What if someone came up with a terrific approach to surviving the war on terror and nobody listened? That is the dilemma at the heart of Bin Laden's Legacy: Why We're Still Losing the War on Terror, the new book from counterterrorism expert Daveed Gartenstein-Ross.
That's not to say the book won't be read or talked about. Bin Laden's Legacy is a remarkable and laudable work. Gartenstein-Ross has created both a road map and a score card for the 10 years since the 9/11 attacks redefined America's sense of security. In a narrative that somehow manages to be both concise and comprehensive, the author lays out the multiple battlefields and competing strategies of both al Qaeda and the United States.
The American approach, as Gartenstein-Ross describes in unrelenting detail, is defined by extravagance, putting its emphasis on security at all costs -- with cost being the operative word. Because of a combination of missteps, hypervigilance, and political fear, virtually any program, policy, or plan that offers a shred of reassurance to the American public can get funded in this environment, whether it's sci-fi technology for airports or an intelligence community so big that no one knows how many people it employs. This results in vast expenditures for security benefits that are sometimes marginal, sometimes nonexistent.

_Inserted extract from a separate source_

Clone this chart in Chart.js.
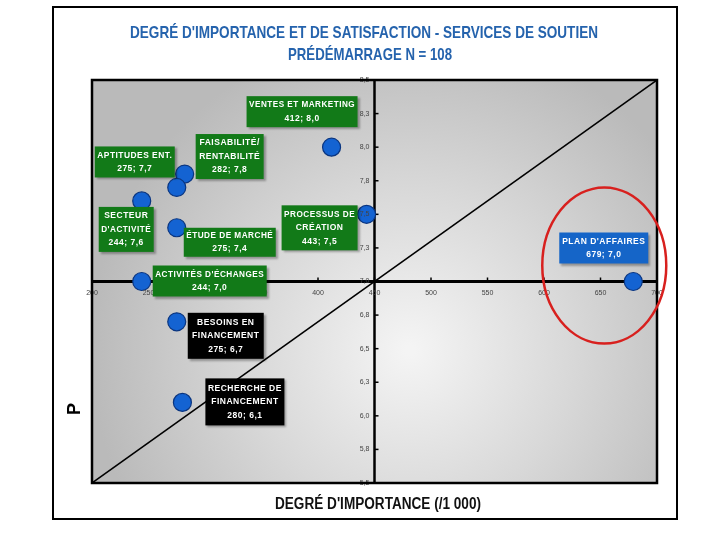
<!DOCTYPE html>
<html><head><meta charset="utf-8">
<script src="https://cdn.jsdelivr.net/npm/chart.js@4.4.1/dist/chart.umd.min.js"></script>
<style>html,body{margin:0;padding:0;background:#fff}#wrap{width:720px;height:540px;position:relative}</style>
</head><body><div id="wrap"><canvas id="c" width="720" height="540"></canvas></div>
<script>
// ---- DATA ----
const categories = [
  ["VENTES ET MARKETING"],
  ["FAISABILITÉ/", "RENTABILITÉ"],
  ["APTITUDES ENT."],
  ["SECTEUR", "D'ACTIVITÉ"],
  ["ÉTUDE DE MARCHÉ"],
  ["PROCESSUS DE", "CRÉATION"],
  ["ACTIVITÉS D'ÉCHANGES"],
  ["BESOINS EN", "FINANCEMENT"],
  ["RECHERCHE DE", "FINANCEMENT"],
  ["PLAN D'AFFAIRES"]
];
const importance   = [412, 282, 275, 244, 275, 443, 244, 275, 280, 679];
const satisfaction = [8.0, 7.8, 7.7, 7.6, 7.4, 7.5, 7.0, 6.7, 6.1, 7.0];
const xTickValues = [200, 250, 300, 350, 400, 450, 500, 550, 600, 650, 700];
const yTickValues = [5.5, 5.75, 6.0, 6.25, 6.5, 6.75, 7.0, 7.25, 7.5, 7.75, 8.0, 8.25, 8.5];
const titleLines = ["DEGRÉ D'IMPORTANCE ET DE SATISFACTION - SERVICES DE SOUTIEN", "PRÉDÉMARRAGE N = 108"];
const xTitle = "DEGRÉ D'IMPORTANCE (/1 000)";
const yTitle = "P";

// ---- STYLE / LAYOUT (relative to each point, in px) ----
const boxLayout = [
  [-85, -51, 111, 31], [11, -40, 68, 45], [-82, -41, 80, 31], [-43, 6, 55, 45],
  [7, 0, 92, 29], [-85, -9, 76, 45], [11, -16, 114, 31], [11, -9, 76, 46],
  [23, -24, 79, 47], [-74, -49, 89, 31]
];
const boxColors = ['#127a18','#127a18','#127a18','#127a18','#127a18','#127a18','#127a18','#000000','#000000','#1565c8'];

const fmt = v => v.toFixed(1).replace('.', ',');
const fmtTick = v => (Math.round(v * 10) / 10).toFixed(1).replace('.', ',');

function fitText(ctx, text, cx, by, font, width, color) {
  ctx.save();
  ctx.font = font;
  const w = ctx.measureText(text).width;
  ctx.translate(cx, by);
  ctx.scale(width / w, 1);
  ctx.textAlign = 'center';
  ctx.textBaseline = 'alphabetic';
  ctx.fillStyle = color;
  ctx.fillText(text, 0, 0);
  ctx.restore();
}

const decor = {
  id: 'decor',
  beforeDraw(chart) {
    const ctx = chart.ctx, a = chart.chartArea;
    ctx.save();
    ctx.fillStyle = '#fff';
    ctx.fillRect(0, 0, chart.width, chart.height);
    ctx.lineWidth = 2;
    ctx.strokeStyle = '#000';
    ctx.strokeRect(53, 7, 624, 512);
    const g = ctx.createRadialGradient(410, 350, 5, 410, 350, 320);
    g.addColorStop(0, '#f4f4f4');
    g.addColorStop(0.5, '#d8d8d8');
    g.addColorStop(1, '#bababa');
    ctx.fillStyle = g;
    ctx.fillRect(a.left, a.top, a.right - a.left, a.bottom - a.top);
    ctx.restore();
  },
  beforeDatasetsDraw(chart) {
    const ctx = chart.ctx, a = chart.chartArea;
    const xs = chart.scales.x, ys = chart.scales.y;
    const cx = xs.getPixelForValue(450), cy = ys.getPixelForValue(7.0);
    ctx.save();
    ctx.strokeStyle = '#000';
    ctx.lineWidth = 3;
    ctx.beginPath(); ctx.moveTo(a.left, cy); ctx.lineTo(a.right, cy); ctx.stroke();
    ctx.lineWidth = 2.5;
    ctx.beginPath(); ctx.moveTo(cx, a.top); ctx.lineTo(cx, a.bottom); ctx.stroke();
    ctx.lineWidth = 1.5;
    yTickValues.forEach(v => {
      const y = ys.getPixelForValue(v);
      ctx.beginPath(); ctx.moveTo(cx, y); ctx.lineTo(cx + 4, y); ctx.stroke();
    });
    xTickValues.forEach(v => {
      const x = xs.getPixelForValue(v);
      ctx.beginPath(); ctx.moveTo(x, cy); ctx.lineTo(x, cy - 4); ctx.stroke();
    });
    ctx.restore();
  },
  afterDatasetsDraw(chart) {
    const ctx = chart.ctx, a = chart.chartArea;
    const xs = chart.scales.x, ys = chart.scales.y;
    const cx = xs.getPixelForValue(450), cy = ys.getPixelForValue(7.0);
    ctx.save();
    ctx.font = '7px "Liberation Sans", Arial, sans-serif';
    ctx.fillStyle = '#444';
    ctx.textAlign = 'right'; ctx.textBaseline = 'middle';
    yTickValues.forEach(v => ctx.fillText(fmtTick(v), cx - 5, ys.getPixelForValue(v)));
    ctx.textAlign = 'center'; ctx.textBaseline = 'top';
    xTickValues.forEach(v => ctx.fillText(String(v), xs.getPixelForValue(v), cy + 8));
    ctx.lineWidth = 2.5; ctx.strokeStyle = '#000';
    ctx.strokeRect(a.left, a.top, a.right - a.left, a.bottom - a.top);
    importance.forEach((xv, i) => {
      const px = xs.getPixelForValue(xv), py = ys.getPixelForValue(satisfaction[i]);
      const [dx, dy, w, h] = boxLayout[i];
      const bx = px + dx, by = py + dy;
      ctx.save();
      ctx.shadowColor = 'rgba(0,0,0,0.3)'; ctx.shadowOffsetX = 2; ctx.shadowOffsetY = 2; ctx.shadowBlur = 2;
      ctx.fillStyle = boxColors[i];
      ctx.fillRect(bx, by, w, h);
      ctx.restore();
      const lines = categories[i].concat([xv + '; ' + fmt(satisfaction[i])]);
      const lh = 13.5;
      const top = by + h / 2 - (lines.length * lh) / 2 + lh / 2;
      ctx.fillStyle = '#fff';
      ctx.font = 'bold 8.5px "Liberation Sans", Arial, sans-serif';
      ctx.letterSpacing = '0.5px';
      ctx.textAlign = 'center'; ctx.textBaseline = 'middle';
      lines.forEach((t, k) => {
        const tw = ctx.measureText(t).width;
        const maxW = w - 5;
        ctx.save();
        ctx.translate(bx + w / 2, top + k * lh);
        if (tw > maxW) ctx.scale(maxW / tw, 1);
        ctx.fillText(t, 0, 0);
        ctx.restore();
      });
      ctx.letterSpacing = '0px';
    });
    const lp = importance.length - 1;
    const ex = xs.getPixelForValue(importance[lp]) - 29, ey = ys.getPixelForValue(satisfaction[lp]) - 16;
    ctx.strokeStyle = '#d8201e'; ctx.lineWidth = 2.5;
    ctx.beginPath(); ctx.ellipse(ex, ey, 62, 78, 0, 0, Math.PI * 2); ctx.stroke();
    fitText(ctx, titleLines[0], 364, 38, 'bold 17px "Liberation Sans Narrow", "Liberation Sans", sans-serif', 468, '#2563ad');
    fitText(ctx, titleLines[1], 370, 60, 'bold 17px "Liberation Sans Narrow", "Liberation Sans", sans-serif', 164, '#2563ad');
    fitText(ctx, xTitle, 378, 509, 'bold 16px "Liberation Sans Narrow", "Liberation Sans", sans-serif', 206, '#111');
    ctx.save();
    ctx.translate(80, 409); ctx.rotate(-Math.PI / 2);
    ctx.font = 'bold 18px "Liberation Sans", Arial, sans-serif';
    ctx.fillStyle = '#000'; ctx.textAlign = 'center'; ctx.textBaseline = 'alphabetic';
    ctx.fillText(yTitle, 0, 0);
    ctx.restore();
    ctx.restore();
  }
};

new Chart(document.getElementById('c'), {
  type: 'scatter',
  data: {
    datasets: [
      {
        type: 'line', order: 2,
        data: [{x: xTickValues[0], y: yTickValues[0]}, {x: xTickValues[xTickValues.length - 1], y: yTickValues[yTickValues.length - 1]}],
        borderColor: '#000', borderWidth: 1.5, pointRadius: 0, fill: false
      },
      {
        type: 'scatter', order: 1,
        data: importance.map((x, i) => ({x, y: satisfaction[i]})),
        backgroundColor: '#1463d2', borderColor: '#0a3580', borderWidth: 1.2,
        pointRadius: 9, pointHoverRadius: 9
      }
    ]
  },
  options: {
    responsive: false, animation: false, devicePixelRatio: 1,
    layout: { padding: { left: 92, top: 80, right: 63, bottom: 57 } },
    plugins: { legend: { display: false }, tooltip: { enabled: false }, title: { display: false } },
    scales: {
      x: { type: 'linear', min: 200, max: 700, display: false },
      y: { type: 'linear', min: 5.5, max: 8.5, display: false }
    }
  },
  plugins: [decor]
});
</script></body></html>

Al Qaeda's strategy, unhappily, is exactly the same: provoke the United States into profligate spending and interminable military engagements, with a vision of the country's eventual economic collapse. Inspired by Osama bin Laden's romanticized view of the Soviet Union's back-breaking war against the mujahideen in Afghanistan, the terrorist network has defined its strategy as bleeding the United States to bankruptcy. This strategy does not require traditional tactical success. In recent years, al Qaeda has learned that even its most embarrassing operational failures can produce an expensive response.
Gartenstein-Ross is not the first person to point out this conundrum, but his book is the first comprehensive look at the evidence for al Qaeda's success, cutting across security disciplines and niche interests to paint on a broad canvas, while still providing plenty of specific examples. One of the most memorable concerns the October 2010 cargo-bomb plot executed by al Qaeda in the Arabian Peninsula (AQAP). Two bombs were cleverly disguised as printer cartridges and shipped to the United States via UPS and FedEx. Both were intercepted before they could be detonated.
Approximately 20 days after the bombing was averted, AQAP published an issue of its English-language propaganda magazine Inspire that trumpeted the attack with a banner headline reading "$4,200" -- how much it cost to mount the attack. Inside, the magazine explained that the plot was called "Operation Hemorrhage" because its goal was to cost Western countries "billions of dollars to inspect each and every package in the world or you do nothing and we keep trying again." This, the issue explained, is "the strategy of a thousand cuts. The aim is to bleed the enemy to death."
Although it's obvious that AQAP would have preferred a successful attack, the strategy laid out in Inspire had already been articulated by al Qaeda leaders -- most prominently bin Laden -- in repeated communiqués over the course of multiple years.
Although some will surely quibble about the fine print, the conclusions of Bin Laden's Legacy are impossible to ignore or dismiss. Gartenstein-Ross is apolitical, unsentimental, and unsparing in his analysis of America's missteps, which start and to some degree end with a failure to listen as al Qaeda's leaders cheerfully outlined their "bleed-to-bankruptcy" plan, crowing over specific examples of how it was working.
Bin Laden's Legacy concludes with a series of smart policy recommendations for reducing the amount of money that the United States spends while mitigating the effect of those reductions on actual security. These include using behavioral profiling rather than exorbitant technologies for airport security, avoiding expensive overseas adventures, reducing U.S. dependence on foreign oil, and building resilience among Americans to face future attacks without overreacting. Most importantly, Gartenstein-Ross argues, is depoliticizing terrorism so that Republicans and Democrats are not locked into a race to see who can spend the most money as proof of their "seriousness" about terrorism.